WASHINGTON (AP) -- A racial gaffe by Senate Majority Leader Harry Reid put Democrats on the defensive Monday, the latest woe for President Barack Obama's party at the start of a potentially difficult election year.
Republicans called for Reid's resignation after a new book said he had described Obama, in a private conversation during the 2008 campaign, as a "light-skinned" African American "with no Negro dialect, unless he wanted to have one."
Leading Democrats rallied behind Reid, praising his record on civil rights.
Obama himself said Monday that the senator was trying to praise him but simply used "inartful language." Obama told the TV One network that was the language inappropriate but not mean-spirited.
The president had received a telephoned apology from Reid over the weekend. Obama, the first Black U.S. president, has tried to steer clear of the political thicket of race and politics.

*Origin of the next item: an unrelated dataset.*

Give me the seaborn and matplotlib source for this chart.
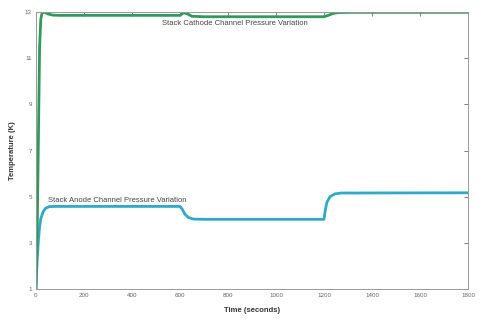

Reid also made his first public comments on the controversy Monday in his home state of Nevada, where is running for re-election this fall.

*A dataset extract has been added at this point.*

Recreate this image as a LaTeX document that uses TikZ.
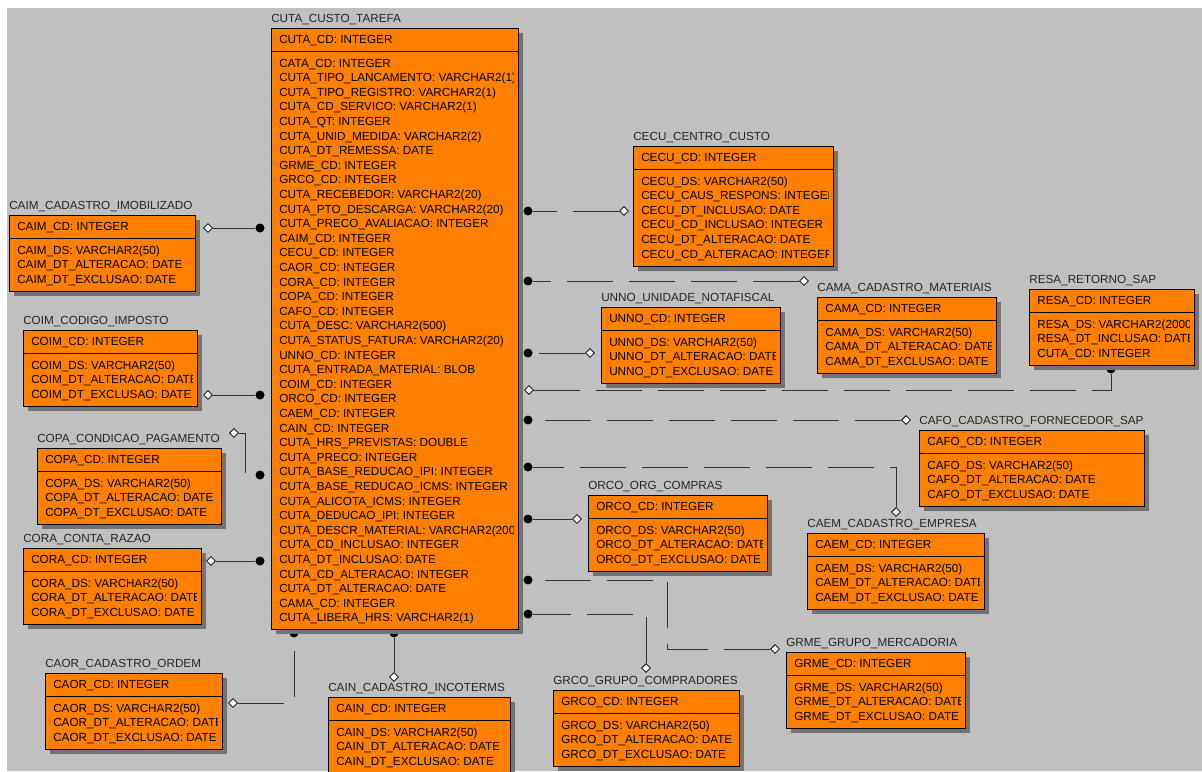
\documentclass[tikz,border=0pt]{standalone}
\usepackage{fontspec}
\setmainfont{Liberation Sans}
\usetikzlibrary{shapes.geometric, calc}
\definecolor{laranja}{HTML}{FF8000}
\definecolor{cinza}{HTML}{C0C0C0}
\pgfdeclarelayer{fundo}
\pgfdeclarelayer{linhas}
\pgfsetlayers{fundo,linhas,main}
\tikzset{
	tabela/.style={draw=black, fill=laranja, line width=0.75pt, rectangle, inner sep=0pt},
	sombra/.style={fill=black!55},
	titulo/.style={anchor=base west, inner sep=0pt, text=black!85, font=\fontsize{8.8}{10}\selectfont},
	campo/.style={anchor=base west, inner sep=0pt, font=\fontsize{8.8}{10}\selectfont},
	ligacao/.style={draw=black!80, line width=0.75pt, dash pattern=on 34.5pt off 12pt},
	bola/.style={circle, fill=black, inner sep=0pt, minimum size=6.75pt},
	losango/.style={diamond, draw=black, fill=white, line width=0.6pt, inner sep=0pt, minimum size=6.75pt},
}
% #1 nome, (#2,#3) canto superior esquerdo, #4 largura, #5 linhas, #6 titulo, #7 chave, #8 atributos
\newcommand{\entidade}[8]{%
	\pgfmathsetmacro{\altura}{46.5+14.6*(#5-1)}
	\fill[sombra] (#2+5,#3+5) rectangle ++(#4,\altura);
	\node[tabela, anchor=north west, minimum width=#4*0.75pt, minimum height=\altura*0.75pt] (#1) at (#2,#3) {};
	\draw[line width=0.75pt] (#2,#3+23.5) -- ++(#4,0);
	\node[titulo] (#1-t) at (#2,#3-6) {#6};
	\begin{scope}
		\clip (#2,#3) rectangle ++(#4-5,\altura);
		\node[campo] (#1-k) at (#2+8,#3+15.5) {#7};
		\foreach \a [count=\i] in {#8}
			\node[campo] (#1-\i) at (#2+8,#3+24.4+14.6*\i) {\a};
	\end{scope}
}
\begin{document}
\catcode`\_=12
\begin{tikzpicture}[x=0.75pt, y=-0.75pt]
	\useasboundingbox (0,0) rectangle (1202,771);
	\begin{pgfonlayer}{fundo}
		\fill[white] (0,0) rectangle (1202,771);
		\fill[cinza] (7,8) rectangle (1202,771);
	\end{pgfonlayer}

	\entidade{cuta}{271}{28}{247}{39}{CUTA_CUSTO_TAREFA}{CUTA_CD: INTEGER}{CATA_CD: INTEGER,
		CUTA_TIPO_LANCAMENTO: VARCHAR2(1), CUTA_TIPO_REGISTRO: VARCHAR2(1), CUTA_CD_SERVICO: VARCHAR2(1),
		CUTA_QT: INTEGER, CUTA_UNID_MEDIDA: VARCHAR2(2), CUTA_DT_REMESSA: DATE, GRME_CD: INTEGER,
		GRCO_CD: INTEGER, CUTA_RECEBEDOR: VARCHAR2(20), CUTA_PTO_DESCARGA: VARCHAR2(20),
		CUTA_PRECO_AVALIACAO: INTEGER, CAIM_CD: INTEGER, CECU_CD: INTEGER, CAOR_CD: INTEGER,
		CORA_CD: INTEGER, COPA_CD: INTEGER, CAFO_CD: INTEGER, CUTA_DESC: VARCHAR2(500),
		CUTA_STATUS_FATURA: VARCHAR2(20), UNNO_CD: INTEGER, CUTA_ENTRADA_MATERIAL: BLOB,
		COIM_CD: INTEGER, ORCO_CD: INTEGER, CAEM_CD: INTEGER, CAIN_CD: INTEGER,
		CUTA_HRS_PREVISTAS: DOUBLE, CUTA_PRECO: INTEGER, CUTA_BASE_REDUCAO_IPI: INTEGER,
		CUTA_BASE_REDUCAO_ICMS: INTEGER, CUTA_ALICOTA_ICMS: INTEGER, CUTA_DEDUCAO_IPI: INTEGER,
		CUTA_DESCR_MATERIAL: VARCHAR2(2000), CUTA_CD_INCLUSAO: INTEGER, CUTA_DT_INCLUSAO: DATE,
		CUTA_CD_ALTERACAO: INTEGER, CUTA_DT_ALTERACAO: DATE, CAMA_CD: INTEGER, CUTA_LIBERA_HRS: VARCHAR2(1)}

	% a esquerda
	\entidade{caim}{9}{215}{186}{3}{CAIM_CADASTRO_IMOBILIZADO}{CAIM_CD: INTEGER}{CAIM_DS: VARCHAR2(50), CAIM_DT_ALTERACAO: DATE, CAIM_DT_EXCLUSAO: DATE}
	\entidade{coim}{23}{330}{174}{3}{COIM_CODIGO_IMPOSTO}{COIM_CD: INTEGER}{COIM_DS: VARCHAR2(50), COIM_DT_ALTERACAO: DATE, COIM_DT_EXCLUSAO: DATE}
	\entidade{copa}{37}{448}{184}{3}{COPA_CONDICAO_PAGAMENTO}{COPA_CD: INTEGER}{COPA_DS: VARCHAR2(50), COPA_DT_ALTERACAO: DATE, COPA_DT_EXCLUSAO: DATE}
	\entidade{cora}{23}{548}{178}{3}{CORA_CONTA_RAZAO}{CORA_CD: INTEGER}{CORA_DS: VARCHAR2(50), CORA_DT_ALTERACAO: DATE, CORA_DT_EXCLUSAO: DATE}
	\entidade{caor}{45}{673}{177}{3}{CAOR_CADASTRO_ORDEM}{CAOR_CD: INTEGER}{CAOR_DS: VARCHAR2(50), CAOR_DT_ALTERACAO: DATE, CAOR_DT_EXCLUSAO: DATE}
	\entidade{cain}{328}{697}{182}{3}{CAIN_CADASTRO_INCOTERMS}{CAIN_CD: INTEGER}{CAIN_DS: VARCHAR2(50), CAIN_DT_ALTERACAO: DATE, CAIN_DT_EXCLUSAO: DATE}

	% a direita
	\entidade{cecu}{633}{146}{200}{6}{CECU_CENTRO_CUSTO}{CECU_CD: INTEGER}{CECU_DS: VARCHAR2(50), CECU_CAUS_RESPONS: INTEGER, CECU_DT_INCLUSAO: DATE, CECU_CD_INCLUSAO: INTEGER, CECU_DT_ALTERACAO: DATE, CECU_CD_ALTERACAO: INTEGER}
	\entidade{unno}{601}{307}{179}{3}{UNNO_UNIDADE_NOTAFISCAL}{UNNO_CD: INTEGER}{UNNO_DS: VARCHAR2(50), UNNO_DT_ALTERACAO: DATE, UNNO_DT_EXCLUSAO: DATE}
	\entidade{cama}{817}{297}{179}{3}{CAMA_CADASTRO_MATERIAIS}{CAMA_CD: INTEGER}{CAMA_DS: VARCHAR2(50), CAMA_DT_ALTERACAO: DATE, CAMA_DT_EXCLUSAO: DATE}
	\entidade{resa}{1029}{289}{165}{3}{RESA_RETORNO_SAP}{RESA_CD: INTEGER}{RESA_DS: VARCHAR2(2000), RESA_DT_INCLUSAO: DATE, CUTA_CD: INTEGER}
	\entidade{cafo}{919}{430}{225}{3}{CAFO_CADASTRO_FORNECEDOR_SAP}{CAFO_CD: INTEGER}{CAFO_DS: VARCHAR2(50), CAFO_DT_ALTERACAO: DATE, CAFO_DT_EXCLUSAO: DATE}
	\entidade{orco}{588}{495}{179}{3}{ORCO_ORG_COMPRAS}{ORCO_CD: INTEGER}{ORCO_DS: VARCHAR2(50), ORCO_DT_ALTERACAO: DATE, ORCO_DT_EXCLUSAO: DATE}
	\entidade{caem}{807}{533}{177}{3}{CAEM_CADASTRO_EMPRESA}{CAEM_CD: INTEGER}{CAEM_DS: VARCHAR2(50), CAEM_DT_ALTERACAO: DATE, CAEM_DT_EXCLUSAO: DATE}
	\entidade{grme}{786}{652}{179}{3}{GRME_GRUPO_MERCADORIA}{GRME_CD: INTEGER}{GRME_DS: VARCHAR2(50), GRME_DT_ALTERACAO: DATE, GRME_DT_EXCLUSAO: DATE}
	\entidade{grco}{553}{690}{186}{3}{GRCO_GRUPO_COMPRADORES}{GRCO_CD: INTEGER}{GRCO_DS: VARCHAR2(50), GRCO_DT_ALTERACAO: DATE, GRCO_DT_EXCLUSAO: DATE}

	\begin{pgfonlayer}{linhas}
		% pontas dos relacionamentos
		\node[bola] (b-caim) at (260,228) {};   \node[losango] (l-caim) at (208,228) {};
		\node[bola] (b-coim) at (260,395) {};   \node[losango] (l-coim) at (208,395) {};
		\node[bola] (b-copa) at (260,475) {};   \node[losango] (l-copa) at (234,433) {};
		\node[bola] (b-cora) at (260,561) {};   \node[losango] (l-cora) at (211,561) {};
		\node[bola] (b-caor) at (294,633) {};   \node[losango] (l-caor) at (233,703) {};
		\node[bola] (b-cain) at (394,633) {};   \node[losango] (l-cain) at (394,677) {};
		\node[bola] (b-cecu) at (528,211) {};   \node[losango] (l-cecu) at (624,211) {};
		\node[bola] (b-cama) at (528,281) {};   \node[losango] (l-cama) at (804,281) {};
		\node[bola] (b-unno) at (528,353) {};   \node[losango] (l-unno) at (590,353) {};
		\node[bola] (b-resa) at (1111,369) {};  \node[losango] (l-resa) at (529,390) {};
		\node[bola] (b-cafo) at (528,420) {};   \node[losango] (l-cafo) at (906,420) {};
		\node[bola] (b-caem) at (528,467) {};   \node[losango] (l-caem) at (896,512) {};
		\node[bola] (b-orco) at (528,519) {};   \node[losango] (l-orco) at (577,519) {};
		\node[bola] (b-grme) at (528,580) {};   \node[losango] (l-grme) at (775,649) {};
		\node[bola] (b-grco) at (528,614) {};   \node[losango] (l-grco) at (646,668) {};
		\coordinate (q-copa) at (245,475);
		\coordinate (q-grme) at (667,580);

		\draw[ligacao] (l-caim) -- (b-caim);
		\draw[ligacao] (l-coim) -- (b-coim);
		\draw[ligacao] (l-copa) -| (q-copa) -- (b-copa);
		\draw[ligacao] (l-cora) -- (b-cora);
		\draw[ligacao] (l-caor) -| (b-caor);
		\draw[ligacao] (l-cain) -- (b-cain);
		\draw[ligacao] (l-cecu) -- (b-cecu);
		\draw[ligacao] (l-cama) -- (b-cama);
		\draw[ligacao] (l-unno) -- (b-unno);
		\draw[ligacao] (l-resa) -| (b-resa);
		\draw[ligacao] (l-cafo) -- (b-cafo);
		\draw[ligacao] (l-caem) |- (b-caem);
		\draw[ligacao] (l-orco) -- (b-orco);
		\draw[ligacao] (l-grme) -| (q-grme) -- (b-grme);
		\draw[ligacao] (l-grco) |- (b-grco);
	\end{pgfonlayer}
\end{tikzpicture}
\end{document}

"I've apologized to the president, I've apologized to everyone that within the sound of my voice that I could have used a better choice of words," Reid said.
Reid's spokesman, Jim Manley, said the 70-year-old senator has no intention of stepping down as majority leader and is "absolutely running" for another six-year term.
But recent polls show Reid -- one of the Republicans' main targets this year -- trailing potential Republican rivals in Nevada.
Debate over Reid's remarks remained one of the top stories Monday on cable television news channels and in Internet blogs. The attention has been an unwelcome distraction for Obama and Democrats at a time that Reid plays a crucial role in winning approval of a health care overhaul, Obama's top domestic priority.
It also comes as Democrats struggle to get their footing ahead of the November elections. The party in power commonly loses at least some seats in the congressional election that comes midway through a president's four-year term. And two veteran Democratic senators announced last week that they will not seek re-election.
Reid's remarks were reported in the book "Game Change," by Time magazine's Mark Halperin and New York magazine's John Heilemann. They report that Reid "was wowed by Obama's oratorical gifts and believed that the country was ready to embrace a Black presidential candidate, especially one such as Obama -- a 'light-skinned' African American 'with no Negro dialect, unless he wanted to have one,' as he later put it privately."
The latest expression of forgiveness came from Attorney General Eric Holder, who said in an Associated Press interview Monday that Reid's remark was "unfortunate but I don't think that there is a prejudiced bone in his body." Holder is the first Black to serve as the country's top law enforcement official.
But Republicans say Reid should be held to the same standard as former Republican Sen. Trent Lott, whose racial remarks cost him the Senate leadership in 2002.
Lott had cheered the 1948 presidential campaign of Strom Thurmond -- then a segregationist Democrat -- saying said the nation would have been better off if he had won. He spoke during a 100th birthday tribute to Thurmond, by then a longtime Republican senator.
"There is this standard where the Democrats feel that they can say these things and they can apologize when it comes from the mouths of their own," Republican Party Chairman Michael Steele, who is Black, said Sunday. "But if it comes from anyone else, it's racism."
Sen. Mitch McConnell, the Republican Senate leader, refrained from criticism. But Sen. John Cornyn, the chairman of the National Republican Senatorial Committee, said in a statement that Reid should step down.
But former Rep. Harold Ford, an African American who is chairman of the Democratic Leadership Council, said on NBC television: "I don't believe in any way Harry Reid had any racial animus. I think there's an important distinction between he and Trent Lott."
Obama was born to a Kenyan father and a White American mother who met and married when his father came to the United States to study. He was largely raised by his mother and her family after his parents split.